EXTRACTED ENTRIES
--- Start ---
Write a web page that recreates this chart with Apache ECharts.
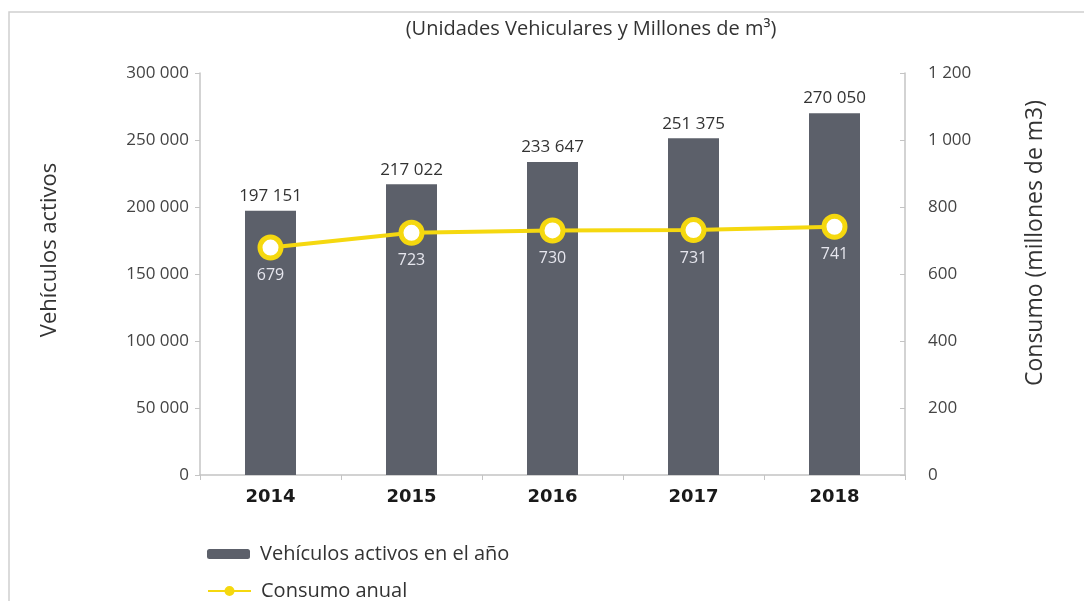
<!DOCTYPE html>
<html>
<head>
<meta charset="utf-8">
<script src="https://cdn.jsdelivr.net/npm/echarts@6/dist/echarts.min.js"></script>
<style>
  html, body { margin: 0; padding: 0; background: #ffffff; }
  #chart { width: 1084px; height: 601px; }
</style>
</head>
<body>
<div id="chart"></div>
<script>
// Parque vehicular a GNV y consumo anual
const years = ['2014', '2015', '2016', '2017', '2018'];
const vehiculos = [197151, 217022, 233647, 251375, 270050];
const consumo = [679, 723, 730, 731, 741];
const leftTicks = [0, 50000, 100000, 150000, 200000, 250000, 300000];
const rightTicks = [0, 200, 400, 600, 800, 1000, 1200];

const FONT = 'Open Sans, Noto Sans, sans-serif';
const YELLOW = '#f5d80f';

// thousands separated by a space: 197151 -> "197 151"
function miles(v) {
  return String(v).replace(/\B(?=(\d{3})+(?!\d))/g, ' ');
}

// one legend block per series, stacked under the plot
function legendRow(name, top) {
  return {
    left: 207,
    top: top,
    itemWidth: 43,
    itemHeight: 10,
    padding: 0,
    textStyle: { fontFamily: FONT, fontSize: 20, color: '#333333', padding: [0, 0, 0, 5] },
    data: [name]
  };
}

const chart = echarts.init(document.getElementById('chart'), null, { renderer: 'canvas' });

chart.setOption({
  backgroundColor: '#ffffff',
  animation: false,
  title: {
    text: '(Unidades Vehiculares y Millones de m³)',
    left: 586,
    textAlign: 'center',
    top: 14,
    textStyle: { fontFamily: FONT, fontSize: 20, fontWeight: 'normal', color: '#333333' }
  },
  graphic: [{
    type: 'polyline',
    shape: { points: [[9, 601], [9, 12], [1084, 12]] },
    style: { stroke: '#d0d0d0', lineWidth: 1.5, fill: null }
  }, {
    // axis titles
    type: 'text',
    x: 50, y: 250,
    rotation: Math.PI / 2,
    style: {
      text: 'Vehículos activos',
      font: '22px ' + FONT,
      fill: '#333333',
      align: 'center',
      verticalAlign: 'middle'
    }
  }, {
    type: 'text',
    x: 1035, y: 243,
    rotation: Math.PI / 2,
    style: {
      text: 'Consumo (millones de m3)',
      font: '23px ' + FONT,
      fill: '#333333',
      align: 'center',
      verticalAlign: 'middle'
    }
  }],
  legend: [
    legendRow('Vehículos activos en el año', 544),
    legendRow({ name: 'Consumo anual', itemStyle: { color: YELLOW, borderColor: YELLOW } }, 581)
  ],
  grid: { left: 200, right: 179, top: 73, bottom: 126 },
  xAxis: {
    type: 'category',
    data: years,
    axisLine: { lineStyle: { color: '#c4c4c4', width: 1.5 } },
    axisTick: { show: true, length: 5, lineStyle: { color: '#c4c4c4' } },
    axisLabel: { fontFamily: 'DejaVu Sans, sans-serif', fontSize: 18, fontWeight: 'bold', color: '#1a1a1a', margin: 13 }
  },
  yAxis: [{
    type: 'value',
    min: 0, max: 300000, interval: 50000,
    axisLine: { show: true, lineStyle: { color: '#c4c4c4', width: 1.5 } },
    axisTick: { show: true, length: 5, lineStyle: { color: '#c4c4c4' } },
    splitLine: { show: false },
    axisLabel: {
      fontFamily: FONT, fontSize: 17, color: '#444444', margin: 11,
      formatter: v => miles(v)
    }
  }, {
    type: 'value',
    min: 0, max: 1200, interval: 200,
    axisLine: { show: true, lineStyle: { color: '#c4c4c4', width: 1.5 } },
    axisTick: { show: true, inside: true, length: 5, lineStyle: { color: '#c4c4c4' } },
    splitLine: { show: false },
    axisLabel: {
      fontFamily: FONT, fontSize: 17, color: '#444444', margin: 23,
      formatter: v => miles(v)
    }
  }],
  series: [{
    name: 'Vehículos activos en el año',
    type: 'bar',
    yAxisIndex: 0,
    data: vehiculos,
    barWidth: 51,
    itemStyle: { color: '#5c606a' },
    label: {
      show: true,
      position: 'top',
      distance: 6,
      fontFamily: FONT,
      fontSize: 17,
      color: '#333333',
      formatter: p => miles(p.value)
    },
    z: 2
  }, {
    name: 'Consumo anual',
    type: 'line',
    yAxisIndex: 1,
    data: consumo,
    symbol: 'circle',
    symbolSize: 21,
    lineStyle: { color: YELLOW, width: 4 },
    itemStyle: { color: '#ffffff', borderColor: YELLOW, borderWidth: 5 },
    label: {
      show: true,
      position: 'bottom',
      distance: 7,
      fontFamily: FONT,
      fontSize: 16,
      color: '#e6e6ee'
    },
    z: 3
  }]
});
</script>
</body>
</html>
--- End ---
--- Start ---
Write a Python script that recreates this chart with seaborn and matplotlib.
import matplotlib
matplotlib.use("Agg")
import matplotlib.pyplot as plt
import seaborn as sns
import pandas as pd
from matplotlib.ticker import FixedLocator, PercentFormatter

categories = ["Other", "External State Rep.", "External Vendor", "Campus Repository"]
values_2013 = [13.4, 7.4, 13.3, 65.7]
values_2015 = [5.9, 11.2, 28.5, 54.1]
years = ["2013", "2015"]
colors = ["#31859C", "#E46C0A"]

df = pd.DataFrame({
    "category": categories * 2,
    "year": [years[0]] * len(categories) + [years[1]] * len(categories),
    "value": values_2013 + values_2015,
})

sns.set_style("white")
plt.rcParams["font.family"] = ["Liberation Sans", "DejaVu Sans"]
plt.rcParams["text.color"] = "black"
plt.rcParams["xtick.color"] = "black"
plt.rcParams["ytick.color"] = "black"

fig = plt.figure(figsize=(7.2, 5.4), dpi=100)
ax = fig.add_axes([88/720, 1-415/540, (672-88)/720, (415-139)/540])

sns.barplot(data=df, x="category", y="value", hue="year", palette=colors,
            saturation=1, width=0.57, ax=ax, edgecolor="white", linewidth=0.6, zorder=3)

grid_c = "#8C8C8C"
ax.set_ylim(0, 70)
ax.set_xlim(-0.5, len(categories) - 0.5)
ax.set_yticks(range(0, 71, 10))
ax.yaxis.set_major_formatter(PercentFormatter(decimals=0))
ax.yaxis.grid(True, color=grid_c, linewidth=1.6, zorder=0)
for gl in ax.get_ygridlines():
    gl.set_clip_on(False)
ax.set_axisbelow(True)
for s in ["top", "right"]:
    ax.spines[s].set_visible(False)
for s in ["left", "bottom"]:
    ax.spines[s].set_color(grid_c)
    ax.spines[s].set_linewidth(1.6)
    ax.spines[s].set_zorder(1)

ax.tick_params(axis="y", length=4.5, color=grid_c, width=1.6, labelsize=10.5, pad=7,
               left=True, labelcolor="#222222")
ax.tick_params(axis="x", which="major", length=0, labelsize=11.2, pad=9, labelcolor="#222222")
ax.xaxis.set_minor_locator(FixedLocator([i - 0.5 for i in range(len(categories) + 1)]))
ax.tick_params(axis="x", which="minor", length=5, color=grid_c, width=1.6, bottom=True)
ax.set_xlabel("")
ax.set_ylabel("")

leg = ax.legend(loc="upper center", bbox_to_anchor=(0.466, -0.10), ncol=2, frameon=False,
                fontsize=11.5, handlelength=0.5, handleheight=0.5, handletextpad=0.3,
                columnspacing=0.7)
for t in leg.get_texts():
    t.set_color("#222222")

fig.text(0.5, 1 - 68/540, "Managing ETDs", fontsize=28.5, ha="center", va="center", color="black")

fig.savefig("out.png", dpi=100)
--- End ---
--- Start ---
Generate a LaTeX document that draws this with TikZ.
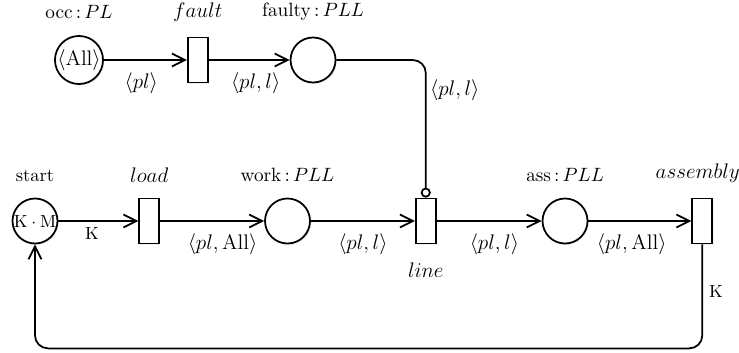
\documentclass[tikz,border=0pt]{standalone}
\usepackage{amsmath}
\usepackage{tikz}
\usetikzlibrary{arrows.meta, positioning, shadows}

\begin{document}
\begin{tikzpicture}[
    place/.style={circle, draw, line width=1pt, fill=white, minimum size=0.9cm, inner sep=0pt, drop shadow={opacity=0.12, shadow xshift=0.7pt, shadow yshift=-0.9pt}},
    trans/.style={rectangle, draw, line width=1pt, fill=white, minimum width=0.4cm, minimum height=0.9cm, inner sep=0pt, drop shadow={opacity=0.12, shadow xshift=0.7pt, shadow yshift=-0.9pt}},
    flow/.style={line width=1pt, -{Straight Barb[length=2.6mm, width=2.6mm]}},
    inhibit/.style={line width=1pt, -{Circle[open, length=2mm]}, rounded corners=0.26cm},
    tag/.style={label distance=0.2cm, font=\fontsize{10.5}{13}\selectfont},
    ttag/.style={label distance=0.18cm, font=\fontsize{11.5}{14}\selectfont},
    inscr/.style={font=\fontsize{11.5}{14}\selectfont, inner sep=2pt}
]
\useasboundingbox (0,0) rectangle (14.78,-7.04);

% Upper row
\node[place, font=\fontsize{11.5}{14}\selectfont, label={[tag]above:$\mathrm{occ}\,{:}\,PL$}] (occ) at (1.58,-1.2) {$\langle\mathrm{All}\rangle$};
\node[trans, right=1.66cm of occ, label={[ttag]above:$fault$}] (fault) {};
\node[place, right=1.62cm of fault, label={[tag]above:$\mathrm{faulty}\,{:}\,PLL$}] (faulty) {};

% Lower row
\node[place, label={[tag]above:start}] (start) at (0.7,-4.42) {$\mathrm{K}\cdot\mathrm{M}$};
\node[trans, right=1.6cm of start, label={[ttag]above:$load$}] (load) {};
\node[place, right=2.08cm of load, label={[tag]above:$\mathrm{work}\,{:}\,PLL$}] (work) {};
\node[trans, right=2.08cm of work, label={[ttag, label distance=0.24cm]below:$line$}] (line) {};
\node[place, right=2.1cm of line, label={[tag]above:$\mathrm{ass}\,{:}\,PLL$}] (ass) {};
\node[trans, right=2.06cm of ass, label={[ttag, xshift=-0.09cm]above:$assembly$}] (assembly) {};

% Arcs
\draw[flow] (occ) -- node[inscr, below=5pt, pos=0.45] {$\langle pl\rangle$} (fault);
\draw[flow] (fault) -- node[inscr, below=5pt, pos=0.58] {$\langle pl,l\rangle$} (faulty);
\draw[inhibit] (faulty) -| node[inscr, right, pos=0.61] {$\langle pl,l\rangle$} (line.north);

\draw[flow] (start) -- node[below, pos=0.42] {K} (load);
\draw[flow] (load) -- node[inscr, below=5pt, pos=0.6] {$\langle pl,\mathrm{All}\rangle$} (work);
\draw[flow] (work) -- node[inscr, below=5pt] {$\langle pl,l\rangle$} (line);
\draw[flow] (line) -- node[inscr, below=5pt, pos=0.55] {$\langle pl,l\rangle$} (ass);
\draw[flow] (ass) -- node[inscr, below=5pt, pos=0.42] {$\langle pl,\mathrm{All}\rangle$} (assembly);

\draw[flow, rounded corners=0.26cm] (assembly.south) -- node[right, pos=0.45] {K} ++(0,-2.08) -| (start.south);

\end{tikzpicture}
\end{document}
--- End ---
WRITTEN EXERCISE
The required answer is a single number: the count of lines in the entries that hold the string "recreates".

OUTPUT BELOW
2